### Direction
Reproduce every record exactly as it appears, but not the pictures.

— START Material shown —

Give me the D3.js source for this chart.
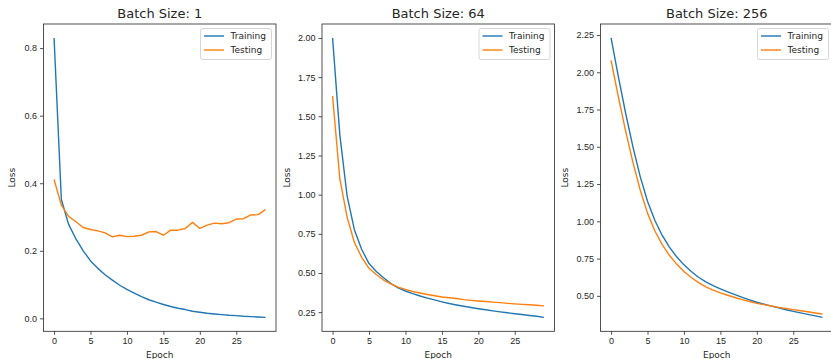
<!DOCTYPE html>
<meta charset="utf-8">
<style>

body {
  margin: 0;
  background: white;
}

svg {
  display: block;
  font-family: "DejaVu Sans", sans-serif;
}

.axis text {
  font-size: 9px;
  fill: #262626;
}

.axis path,
.axis line {
  stroke: #262626;
  stroke-width: 0.8px;
}

.frame {
  fill: none;
  stroke: #262626;
  stroke-width: 0.8px;
}

.title {
  font-size: 13px;
  text-anchor: middle;
  fill: #262626;
}

.label {
  font-size: 9px;
  text-anchor: middle;
  fill: #262626;
}

.series {
  fill: none;
  stroke-width: 1.4px;
  stroke-linejoin: round;
}

.legend rect {
  fill: white;
  fill-opacity: 0.8;
  stroke: #cccccc;
  stroke-width: 0.8px;
}

.legend text {
  font-size: 9px;
  fill: #262626;
}

</style>
<svg></svg>
<script src="https://cdn.jsdelivr.net/npm/d3@7"></script>
<script>

var width = 831;
var height = 359;

var epochs = d3.range(0, 30);
var seriesNames = ['Training', 'Testing'];
var colors = ['#1f77b4', '#ff7f0e'];
var xTicks = [0, 5, 10, 15, 20, 25];

var titles = ['Batch Size: 1', 'Batch Size: 64', 'Batch Size: 256'];

var train1 = [0.830, 0.352, 0.278, 0.235, 0.200, 0.170, 0.148, 0.129, 0.113, 0.098,
              0.086, 0.075, 0.064, 0.055, 0.048, 0.041, 0.035, 0.030, 0.026, 0.021,
              0.018, 0.015, 0.013, 0.011, 0.009, 0.008, 0.006, 0.005, 0.004, 0.003];
var test1 = [0.411, 0.335, 0.302, 0.286, 0.269, 0.263, 0.259, 0.253, 0.241, 0.246,
             0.242, 0.243, 0.246, 0.256, 0.257, 0.246, 0.261, 0.261, 0.266, 0.284,
             0.266, 0.276, 0.282, 0.280, 0.283, 0.294, 0.295, 0.306, 0.307, 0.322];

var train64 = [2.000, 1.380, 0.990, 0.775, 0.650, 0.560, 0.510, 0.470, 0.432, 0.405,
               0.385, 0.368, 0.353, 0.340, 0.328, 0.316, 0.305, 0.296, 0.288, 0.280,
               0.272, 0.265, 0.258, 0.252, 0.246, 0.240, 0.235, 0.229, 0.224, 0.217];
var test64 = [1.630, 1.100, 0.855, 0.695, 0.600, 0.530, 0.490, 0.455, 0.430, 0.410,
              0.395, 0.382, 0.372, 0.363, 0.355, 0.347, 0.342, 0.337, 0.330, 0.325,
              0.321, 0.318, 0.314, 0.311, 0.306, 0.303, 0.300, 0.297, 0.294, 0.290];

var train256 = [2.230, 1.970, 1.725, 1.500, 1.300, 1.135, 1.007, 0.907, 0.827, 0.762,
                0.708, 0.663, 0.625, 0.594, 0.568, 0.547, 0.527, 0.508, 0.490, 0.473,
                0.457, 0.444, 0.431, 0.419, 0.407, 0.396, 0.386, 0.376, 0.366, 0.356];
var test256 = [2.080, 1.835, 1.605, 1.395, 1.210, 1.055, 0.937, 0.845, 0.772, 0.713,
               0.664, 0.623, 0.589, 0.561, 0.539, 0.520, 0.504, 0.489, 0.475, 0.462,
               0.450, 0.441, 0.432, 0.423, 0.415, 0.408, 0.400, 0.393, 0.385, 0.378];

var yTicks1 = [0.0, 0.2, 0.4, 0.6, 0.8];
var yTicks64 = [0.25, 0.50, 0.75, 1.00, 1.25, 1.50, 1.75, 2.00];
var yTicks256 = [0.50, 0.75, 1.00, 1.25, 1.50, 1.75, 2.00, 2.25];

var panels = [
  { title: titles[0], series: [train1, test1], yTicks: yTicks1, fmt: '.1f', left: 43.5, yLabelX: 12 },
  { title: titles[1], series: [train64, test64], yTicks: yTicks64, fmt: '.2f', left: 322, yLabelX: 287 },
  { title: titles[2], series: [train256, test256], yTicks: yTicks256, fmt: '.2f', left: 600.5, yLabelX: 565 }
];

var plotWidth = 232.5;
var plotTop = 24;
var plotBottom = 331.3;

var svg = d3.select('svg')
  .attr('width', width)
  .attr('height', height);

panels.forEach(function (p) {
  var g = svg.append('g');

  // matplotlib style 5% margins around the data
  var x = d3.scaleLinear()
    .domain([-1.45, 30.45])
    .range([p.left, p.left + plotWidth]);

  var all = d3.merge(p.series);
  var ext = d3.extent(all);
  var pad = (ext[1] - ext[0]) * 0.05;
  var y = d3.scaleLinear()
    .domain([ext[0] - pad, ext[1] + pad])
    .range([plotBottom, plotTop]);

  g.append('g')
    .attr('class', 'axis')
    .attr('transform', 'translate(0,' + plotBottom + ')')
    .call(d3.axisBottom(x).tickValues(xTicks).tickSize(3.5).tickPadding(3).tickSizeOuter(0))
    .call(function (s) { s.select('.domain').remove(); });

  g.append('g')
    .attr('class', 'axis')
    .attr('transform', 'translate(' + p.left + ',0)')
    .call(d3.axisLeft(y).tickValues(p.yTicks).tickFormat(d3.format(p.fmt)).tickSize(3.5).tickPadding(3).tickSizeOuter(0))
    .call(function (s) { s.select('.domain').remove(); });

  var line = d3.line()
    .x(function (d, i) { return x(epochs[i]); })
    .y(function (d) { return y(d); });

  g.selectAll('.series')
    .data(p.series)
    .enter().append('path')
    .attr('class', 'series')
    .attr('stroke', function (d, i) { return colors[i]; })
    .attr('d', line);

  g.append('rect')
    .attr('class', 'frame')
    .attr('x', p.left)
    .attr('y', plotTop)
    .attr('width', plotWidth)
    .attr('height', plotBottom - plotTop);

  g.append('text')
    .attr('class', 'title')
    .attr('x', p.left + plotWidth / 2)
    .attr('y', 18)
    .text(p.title);

  g.append('text')
    .attr('class', 'label')
    .attr('x', p.left + plotWidth / 2)
    .attr('y', 357.5)
    .text('Epoch');

  g.append('text')
    .attr('class', 'label')
    .attr('transform', 'translate(' + (p.yLabelX + 3) + ',' + ((plotTop + plotBottom) / 2) + ') rotate(-90)')
    .text('Loss');

  // legend, upper right
  var lw = 71;
  var lx = p.left + plotWidth - 4.5 - lw;
  var legend = g.append('g')
    .attr('class', 'legend')
    .attr('transform', 'translate(' + lx + ',28.5)');

  legend.append('rect')
    .attr('width', lw)
    .attr('height', 31)
    .attr('rx', 2);

  var item = legend.selectAll('.item')
    .data(seriesNames)
    .enter().append('g')
    .attr('class', 'item')
    .attr('transform', function (d, i) { return 'translate(0,' + (7.5 + i * 14) + ')'; });

  item.append('line')
    .attr('x1', 3.5)
    .attr('x2', 23.5)
    .attr('stroke', function (d, i) { return colors[i]; })
    .attr('stroke-width', 1.4);

  item.append('text')
    .attr('x', 30)
    .attr('dy', '0.35em')
    .text(function (d) { return d; });
});

</script>
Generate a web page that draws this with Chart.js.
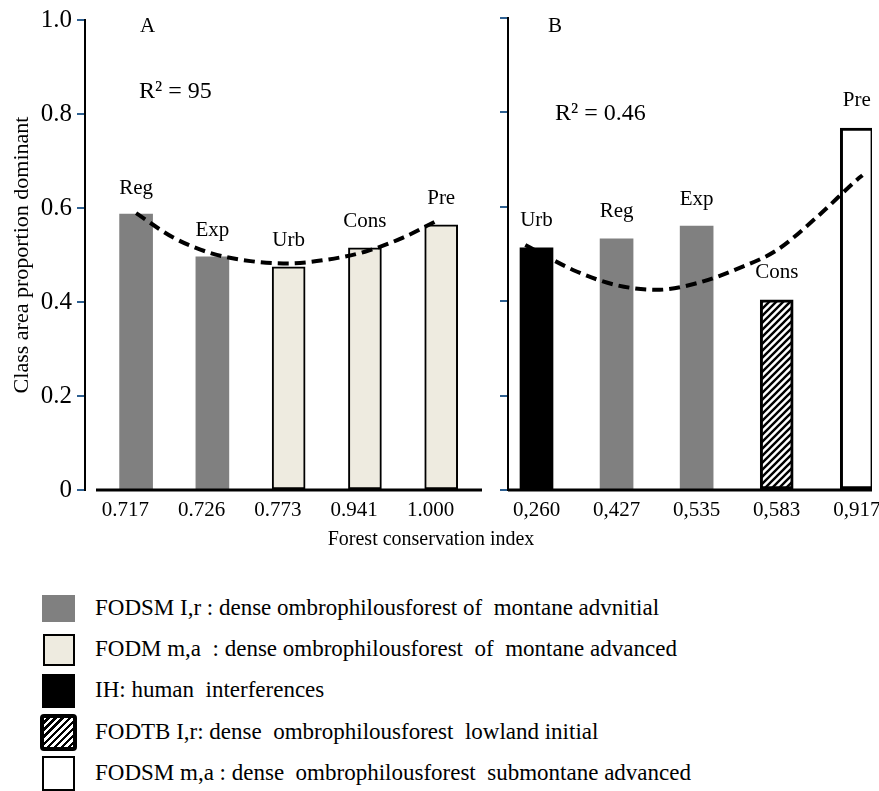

— END Material shown —

### Solution to the problem
Give me the D3.js source for this chart.
<!DOCTYPE html>
<meta charset="utf-8">
<style>

body {
  margin: 0;
  background: white;
}

svg {
  display: block;
  font-family: "DejaVu Sans", sans-serif;
}

.axis text {
  font-size: 9px;
  fill: #262626;
}

.axis path,
.axis line {
  stroke: #262626;
  stroke-width: 0.8px;
}

.frame {
  fill: none;
  stroke: #262626;
  stroke-width: 0.8px;
}

.title {
  font-size: 13px;
  text-anchor: middle;
  fill: #262626;
}

.label {
  font-size: 9px;
  text-anchor: middle;
  fill: #262626;
}

.series {
  fill: none;
  stroke-width: 1.4px;
  stroke-linejoin: round;
}

.legend rect {
  fill: white;
  fill-opacity: 0.8;
  stroke: #cccccc;
  stroke-width: 0.8px;
}

.legend text {
  font-size: 9px;
  fill: #262626;
}

</style>
<svg></svg>
<script src="https://cdn.jsdelivr.net/npm/d3@7"></script>
<script>

var width = 831;
var height = 359;

var epochs = d3.range(0, 30);
var seriesNames = ['Training', 'Testing'];
var colors = ['#1f77b4', '#ff7f0e'];
var xTicks = [0, 5, 10, 15, 20, 25];

var titles = ['Batch Size: 1', 'Batch Size: 64', 'Batch Size: 256'];

var train1 = [0.830, 0.352, 0.278, 0.235, 0.200, 0.170, 0.148, 0.129, 0.113, 0.098,
              0.086, 0.075, 0.064, 0.055, 0.048, 0.041, 0.035, 0.030, 0.026, 0.021,
              0.018, 0.015, 0.013, 0.011, 0.009, 0.008, 0.006, 0.005, 0.004, 0.003];
var test1 = [0.411, 0.335, 0.302, 0.286, 0.269, 0.263, 0.259, 0.253, 0.241, 0.246,
             0.242, 0.243, 0.246, 0.256, 0.257, 0.246, 0.261, 0.261, 0.266, 0.284,
             0.266, 0.276, 0.282, 0.280, 0.283, 0.294, 0.295, 0.306, 0.307, 0.322];

var train64 = [2.000, 1.380, 0.990, 0.775, 0.650, 0.560, 0.510, 0.470, 0.432, 0.405,
               0.385, 0.368, 0.353, 0.340, 0.328, 0.316, 0.305, 0.296, 0.288, 0.280,
               0.272, 0.265, 0.258, 0.252, 0.246, 0.240, 0.235, 0.229, 0.224, 0.217];
var test64 = [1.630, 1.100, 0.855, 0.695, 0.600, 0.530, 0.490, 0.455, 0.430, 0.410,
              0.395, 0.382, 0.372, 0.363, 0.355, 0.347, 0.342, 0.337, 0.330, 0.325,
              0.321, 0.318, 0.314, 0.311, 0.306, 0.303, 0.300, 0.297, 0.294, 0.290];

var train256 = [2.230, 1.970, 1.725, 1.500, 1.300, 1.135, 1.007, 0.907, 0.827, 0.762,
                0.708, 0.663, 0.625, 0.594, 0.568, 0.547, 0.527, 0.508, 0.490, 0.473,
                0.457, 0.444, 0.431, 0.419, 0.407, 0.396, 0.386, 0.376, 0.366, 0.356];
var test256 = [2.080, 1.835, 1.605, 1.395, 1.210, 1.055, 0.937, 0.845, 0.772, 0.713,
               0.664, 0.623, 0.589, 0.561, 0.539, 0.520, 0.504, 0.489, 0.475, 0.462,
               0.450, 0.441, 0.432, 0.423, 0.415, 0.408, 0.400, 0.393, 0.385, 0.378];

var yTicks1 = [0.0, 0.2, 0.4, 0.6, 0.8];
var yTicks64 = [0.25, 0.50, 0.75, 1.00, 1.25, 1.50, 1.75, 2.00];
var yTicks256 = [0.50, 0.75, 1.00, 1.25, 1.50, 1.75, 2.00, 2.25];

var panels = [
  { title: titles[0], series: [train1, test1], yTicks: yTicks1, fmt: '.1f', left: 43.5, yLabelX: 12 },
  { title: titles[1], series: [train64, test64], yTicks: yTicks64, fmt: '.2f', left: 322, yLabelX: 287 },
  { title: titles[2], series: [train256, test256], yTicks: yTicks256, fmt: '.2f', left: 600.5, yLabelX: 565 }
];

var plotWidth = 232.5;
var plotTop = 24;
var plotBottom = 331.3;

var svg = d3.select('svg')
  .attr('width', width)
  .attr('height', height);

panels.forEach(function (p) {
  var g = svg.append('g');

  // matplotlib style 5% margins around the data
  var x = d3.scaleLinear()
    .domain([-1.45, 30.45])
    .range([p.left, p.left + plotWidth]);

  var all = d3.merge(p.series);
  var ext = d3.extent(all);
  var pad = (ext[1] - ext[0]) * 0.05;
  var y = d3.scaleLinear()
    .domain([ext[0] - pad, ext[1] + pad])
    .range([plotBottom, plotTop]);

  g.append('g')
    .attr('class', 'axis')
    .attr('transform', 'translate(0,' + plotBottom + ')')
    .call(d3.axisBottom(x).tickValues(xTicks).tickSize(3.5).tickPadding(3).tickSizeOuter(0))
    .call(function (s) { s.select('.domain').remove(); });

  g.append('g')
    .attr('class', 'axis')
    .attr('transform', 'translate(' + p.left + ',0)')
    .call(d3.axisLeft(y).tickValues(p.yTicks).tickFormat(d3.format(p.fmt)).tickSize(3.5).tickPadding(3).tickSizeOuter(0))
    .call(function (s) { s.select('.domain').remove(); });

  var line = d3.line()
    .x(function (d, i) { return x(epochs[i]); })
    .y(function (d) { return y(d); });

  g.selectAll('.series')
    .data(p.series)
    .enter().append('path')
    .attr('class', 'series')
    .attr('stroke', function (d, i) { return colors[i]; })
    .attr('d', line);

  g.append('rect')
    .attr('class', 'frame')
    .attr('x', p.left)
    .attr('y', plotTop)
    .attr('width', plotWidth)
    .attr('height', plotBottom - plotTop);

  g.append('text')
    .attr('class', 'title')
    .attr('x', p.left + plotWidth / 2)
    .attr('y', 18)
    .text(p.title);

  g.append('text')
    .attr('class', 'label')
    .attr('x', p.left + plotWidth / 2)
    .attr('y', 357.5)
    .text('Epoch');

  g.append('text')
    .attr('class', 'label')
    .attr('transform', 'translate(' + (p.yLabelX + 3) + ',' + ((plotTop + plotBottom) / 2) + ') rotate(-90)')
    .text('Loss');

  // legend, upper right
  var lw = 71;
  var lx = p.left + plotWidth - 4.5 - lw;
  var legend = g.append('g')
    .attr('class', 'legend')
    .attr('transform', 'translate(' + lx + ',28.5)');

  legend.append('rect')
    .attr('width', lw)
    .attr('height', 31)
    .attr('rx', 2);

  var item = legend.selectAll('.item')
    .data(seriesNames)
    .enter().append('g')
    .attr('class', 'item')
    .attr('transform', function (d, i) { return 'translate(0,' + (7.5 + i * 14) + ')'; });

  item.append('line')
    .attr('x1', 3.5)
    .attr('x2', 23.5)
    .attr('stroke', function (d, i) { return colors[i]; })
    .attr('stroke-width', 1.4);

  item.append('text')
    .attr('x', 30)
    .attr('dy', '0.35em')
    .text(function (d) { return d; });
});

</script>
Generate a web page that draws this with Chart.js.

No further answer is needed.